# What this task involves
Work out how many lines hold "matplotlib". Give the number and nothing else.

# Raw data
— Start —

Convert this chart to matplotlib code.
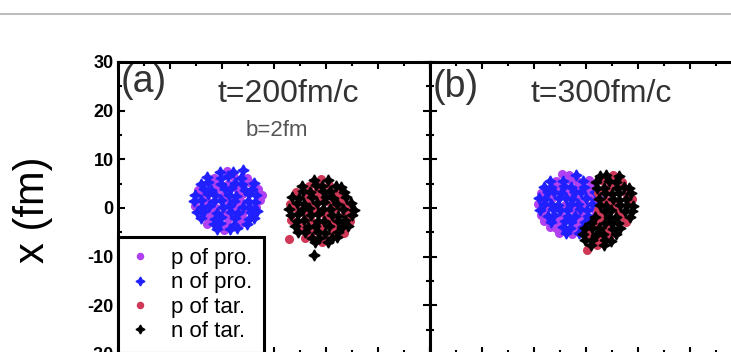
import matplotlib.pyplot as plt
import numpy as np
from matplotlib.lines import Line2D
from matplotlib.ticker import MultipleLocator

plt.rcParams['font.family'] = ['Liberation Sans', 'DejaVu Sans']
plt.rcParams['axes.unicode_minus'] = False

# ---------------------------------------------------------------------------
# nucleon positions (z, x) in fm
# ---------------------------------------------------------------------------
# (a) t=200fm/c
a_p_pro = [(-9.1, 7.6), (-11.5, 6.2), (-7.6, 6.4), (-5.1, 6.1), (-11.4, 5.2), (-8.8, 4.9),
           (-4.9, 5.3), (-14.7, 3.8), (-10.8, 4.1), (-6.9, 3.7), (-3.1, 4.0), (-13.9, 2.8),
           (-10.0, 2.5), (-6.1, 2.9), (-2.4, 2.6), (-12.8, 1.4), (-8.9, 1.7), (-6.3, 1.3),
           (-2.7, 1.6), (-15.1, 0.4), (-11.2, 0.1), (-7.3, 0.5), (-3.4, 0.2), (-12.2, -0.8),
           (-9.6, -1.1), (-5.7, -0.7), (-12.7, -2.0), (-8.8, -2.3), (-6.2, -1.9), (-12.9, -3.2),
           (-9.0, -3.5), (-6.4, -3.1), (-9.7, -4.5)]
a_n_pro = [(-10.4, 7.4), (-7.8, 7.5), (-6.0, 7.9), (-12.8, 6.4), (-10.2, 6.1), (-8.9, 6.5),
           (-6.3, 6.2), (-14.0, 5.0), (-12.7, 5.3), (-10.1, 5.0), (-7.5, 5.2), (-6.2, 4.9),
           (-3.8, 5.1), (-13.4, 4.0), (-12.1, 3.7), (-9.5, 3.9), (-8.2, 4.1), (-5.6, 3.8),
           (-4.3, 3.9), (-15.2, 2.6), (-12.6, 2.8), (-11.3, 2.6), (-8.7, 2.7), (-7.4, 2.5),
           (-4.8, 2.8), (-3.5, 2.6), (-15.4, 1.5), (-14.1, 1.7), (-11.5, 1.4), (-10.2, 1.6),
           (-7.6, 1.4), (-5.0, 1.5), (-3.7, 1.3), (-13.8, 0.3), (-12.5, 0.5), (-9.9, 0.2),
           (-8.6, 0.4), (-6.0, 0.3), (-4.7, 0.1), (-14.8, -0.9), (-13.5, -0.7), (-10.9, -1.0),
           (-8.3, -0.8), (-7.0, -1.0), (-4.4, -0.9), (-3.2, -0.7), (-14.0, -2.1), (-11.4, -2.2),
           (-10.1, -1.9), (-7.5, -2.1), (-4.9, -2.2), (-3.9, -2.0), (-11.6, -3.3), (-10.3, -3.1),
           (-7.7, -3.4), (-5.2, -3.2), (-11.0, -4.3), (-8.4, -4.4), (-7.1, -4.2)]
a_p_tar = [(9.0, 5.9), (6.7, 4.5), (10.6, 4.7), (4.3, 3.3), (8.2, 3.5), (12.1, 3.3), (6.1, 2.3),
           (8.7, 2.1), (12.6, 2.3), (3.1, 0.9), (7.0, 1.1), (10.9, 0.9), (13.5, 1.1), (4.2, -0.1),
           (8.1, -0.3), (12.0, -0.1), (14.6, -0.3), (5.9, -1.3), (9.8, -1.5), (13.7, -1.3),
           (3.2, -2.5), (7.1, -2.7), (11.0, -2.5), (14.7, -2.7), (5.3, -3.7), (9.2, -3.9),
           (11.8, -3.7), (7.2, -5.1), (11.1, -4.9), (13.4, -5.1), (6.0, -6.1), (9.9, -6.3),
           (9.2, -7.0), (2.9, -6.4)]
a_n_tar = [(7.7, 5.7), (10.3, 5.8), (5.4, 4.6), (8.0, 4.7), (9.3, 4.5), (11.9, 4.6), (12.8, 4.4),
           (5.6, 3.5), (6.9, 3.3), (9.5, 3.4), (10.8, 3.5), (13.4, 3.3), (3.5, 2.2), (4.8, 2.1),
           (7.4, 2.3), (10.0, 2.2), (11.3, 2.0), (13.9, 2.2), (4.4, 1.0), (5.7, 0.9), (8.3, 1.0),
           (9.6, 1.2), (12.2, 0.9), (14.8, 1.0), (2.9, -0.2), (5.5, -0.3), (6.8, -0.1), (9.4, -0.2),
           (10.7, -0.3), (13.3, -0.2), (15.3, -0.5), (3.3, -1.4), (4.6, -1.3), (7.2, -1.5),
           (8.5, -1.3), (11.1, -1.4), (12.4, -1.6), (15.0, -1.4), (4.5, -2.6), (5.8, -2.4),
           (8.4, -2.6), (9.7, -2.7), (12.3, -2.6), (13.6, -2.5), (4.0, -3.8), (6.6, -3.9),
           (7.9, -3.7), (10.5, -3.8), (13.1, -3.9), (14.2, -3.7), (4.6, -5.0), (5.9, -4.9),
           (8.5, -5.0), (9.8, -5.2), (12.4, -5.0), (7.3, -6.2), (8.6, -6.1), (11.2, -6.2),
           (12.2, -6.0), (7.9, -7.0), (10.4, -6.9), (7.7, -9.7)]

# (b) t=300fm/c
b_p_pro = [(-4.6, 6.9), (-3.3, 6.7), (-5.7, 5.5), (-3.1, 5.7), (-1.8, 5.5), (0.5, 5.7), (-5.5, 4.5),
           (-1.6, 4.3), (1.0, 4.5), (-8.7, 3.1), (-3.5, 3.3), (0.4, 3.1), (-6.5, 2.1), (-1.3, 1.9),
           (1.3, 2.1), (-9.3, 0.9), (-4.1, 0.7), (-0.2, 0.9), (2.4, 0.7), (-7.6, -0.3), (-2.4, -0.5),
           (1.5, -0.3), (-8.7, -1.5), (-4.8, -1.7), (-0.9, -1.5), (1.7, -1.7), (-8.0, -2.7),
           (-5.4, -2.9), (-1.5, -2.7), (1.1, -2.9), (-7.0, -3.9), (-5.7, -4.1), (-1.8, -3.9),
           (-5.2, -5.1), (-2.6, -5.3)]
b_n_pro = [(-2.0, 6.8), (-7.0, 5.6), (-4.4, 5.5), (-0.5, 5.6), (-8.1, 4.4), (-6.8, 4.3), (-4.2, 4.5),
           (-2.9, 4.4), (-0.3, 4.3), (-7.4, 3.2), (-6.1, 3.3), (-4.8, 3.1), (-2.2, 3.2), (-0.9, 3.3),
           (1.7, 3.2), (-9.1, 2.0), (-7.8, 1.9), (-5.2, 2.0), (-3.9, 2.1), (-2.6, 1.9), (0.0, 2.0),
           (2.5, 2.0), (-8.0, 0.8), (-6.7, 0.9), (-5.4, 0.7), (-2.8, 0.8), (-1.5, 0.9), (1.1, 0.8),
           (-8.9, -0.4), (-6.3, -0.3), (-5.0, -0.5), (-3.7, -0.4), (-1.1, -0.3), (0.2, -0.4),
           (2.6, -0.5), (-7.4, -1.6), (-6.1, -1.5), (-3.5, -1.6), (-2.2, -1.7), (0.4, -1.6),
           (-6.7, -2.8), (-4.1, -2.7), (-2.8, -2.9), (-0.2, -2.8), (-4.4, -4.0), (-3.1, -4.1),
           (-0.5, -3.9), (0.6, -4.0), (-3.9, -5.2), (-1.4, -5.1)]
b_p_tar = [(5.2, 6.7), (3.2, 5.5), (7.0, 5.3), (4.7, 4.3), (2.4, 3.0), (7.6, 3.1), (3.8, 1.7),
           (8.9, 1.9), (5.2, 0.7), (2.3, -0.5), (6.2, -0.7), (3.1, -1.8), (7.0, -1.7), (2.3, -3.1),
           (7.6, -2.9), (3.8, -4.2), (0.7, -5.3), (4.6, -5.5), (2.4, -6.6), (2.2, -7.5), (0.1, -8.6)]
b_n_tar = [(2.6, 6.5), (3.9, 6.7), (6.3, 6.5), (1.9, 5.4), (4.5, 5.5), (5.8, 5.3), (2.1, 4.2),
           (3.4, 4.1), (6.0, 4.2), (7.3, 4.3), (8.2, 4.1), (3.7, 3.0), (5.0, 2.9), (6.3, 3.1),
           (8.7, 3.0), (2.5, 1.8), (5.1, 1.9), (6.4, 1.7), (7.7, 1.8), (2.6, 0.6), (3.9, 0.5),
           (6.5, 0.6), (7.8, 0.7), (9.0, 0.5), (3.6, -0.6), (4.9, -0.5), (7.5, -0.6), (8.9, -0.7),
           (1.8, -1.8), (4.4, -1.9), (5.7, -1.8), (8.4, -1.9), (1.0, -3.0), (3.6, -3.0), (4.9, -2.9),
           (6.2, -3.1), (-0.1, -4.2), (1.2, -4.1), (2.5, -4.2), (5.1, -4.3), (6.5, -4.1),
           (-0.6, -5.4), (2.0, -5.5), (3.3, -5.4), (5.8, -5.3), (-0.2, -6.6), (1.1, -6.5),
           (3.7, -6.6), (4.8, -6.7), (0.9, -7.6), (3.4, -7.7)]

labels = ['p of pro.', 'n of pro.', 'p of tar.', 'n of tar.']
colors = ['#b040f0', '#2020ff', '#d03858', '#000000']
markers = ['o', (4, 1, 0), 'o', (4, 1, 0)]
msizes = [5.5, 8.0, 5.5, 8.0]

panels = [
    (a_p_pro, a_n_pro, a_p_tar, a_n_tar),
    (b_p_pro, b_n_pro, b_p_tar, b_n_tar),
]

# ---------------------------------------------------------------------------
fig = plt.figure(figsize=(7.31, 3.52), dpi=100)
W, H = 731, 352
ax_a = fig.add_axes([118 / W, -2 / H, 312 / W, 292 / H])
ax_b = fig.add_axes([430 / W, -2 / H, 312 / W, 292 / H])

for ax, clouds in zip((ax_a, ax_b), panels):
    for pts, lab, c, m, ms in zip(clouds, labels, colors, markers, msizes):
        xy = np.array(pts)
        ax.plot(xy[:, 0], xy[:, 1], ls='none', marker=m, ms=ms, color=c,
                mec=c, mew=1.0, label=lab)
    ax.set_xlim(-30, 30)
    ax.set_ylim(-30, 30)
    ax.xaxis.set_major_locator(MultipleLocator(10))
    ax.xaxis.set_minor_locator(MultipleLocator(5))
    ax.yaxis.set_major_locator(MultipleLocator(10))
    ax.yaxis.set_minor_locator(MultipleLocator(5))
    ax.tick_params(which='both', direction='in', top=True, right=True,
                   width=1.5, labelbottom=False)
    ax.tick_params(which='major', length=5)
    ax.tick_params(which='minor', length=3)
    for sp in ax.spines.values():
        sp.set_linewidth(2.2)

ax_b.tick_params(labelleft=False)
ax_a.tick_params(axis='y', labelsize=13, pad=3)
for t in ax_a.get_yticklabels():
    t.set_fontweight('bold')

# panel texts
ax_a.text(0.01, 0.93, '(a)', transform=ax_a.transAxes, fontsize=27,
          color='#333333', ha='left', va='center')
ax_a.text(0.545, 0.89, 't=200fm/c', transform=ax_a.transAxes, fontsize=23,
          color='#333333', ha='center', va='center')
ax_a.text(0.51, 0.765, 'b=2fm', transform=ax_a.transAxes, fontsize=16,
          color='#555555', ha='center', va='center')
ax_b.text(0.01, 0.915, '(b)', transform=ax_b.transAxes, fontsize=27,
          color='#333333', ha='left', va='center')
ax_b.text(0.55, 0.89, 't=300fm/c', transform=ax_b.transAxes, fontsize=23,
          color='#333333', ha='center', va='center')

# legend
leg = ax_a.legend(loc='upper left', bbox_to_anchor=(0, (354 - 237) / 292),
                  borderaxespad=0, fontsize=16, frameon=True, fancybox=False,
                  edgecolor='black', handlelength=1.0, handletextpad=0.9,
                  labelspacing=0.15, borderpad=0.5, markerscale=0.8)
leg.get_frame().set_linewidth(2.2)
leg.get_frame().set_alpha(1)

# axis label
fig.text(33 / W, 1 - 210 / H, 'x (fm)', rotation=90, fontsize=30,
         ha='center', va='center')

# grey rule at the top of the page
fig.add_artist(Line2D([0, 1], [1 - 14 / H] * 2, transform=fig.transFigure,
                      color='#bdbdbd', lw=1.5))

plt.savefig('out.png', dpi=100)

— End —

# Finished exercise
4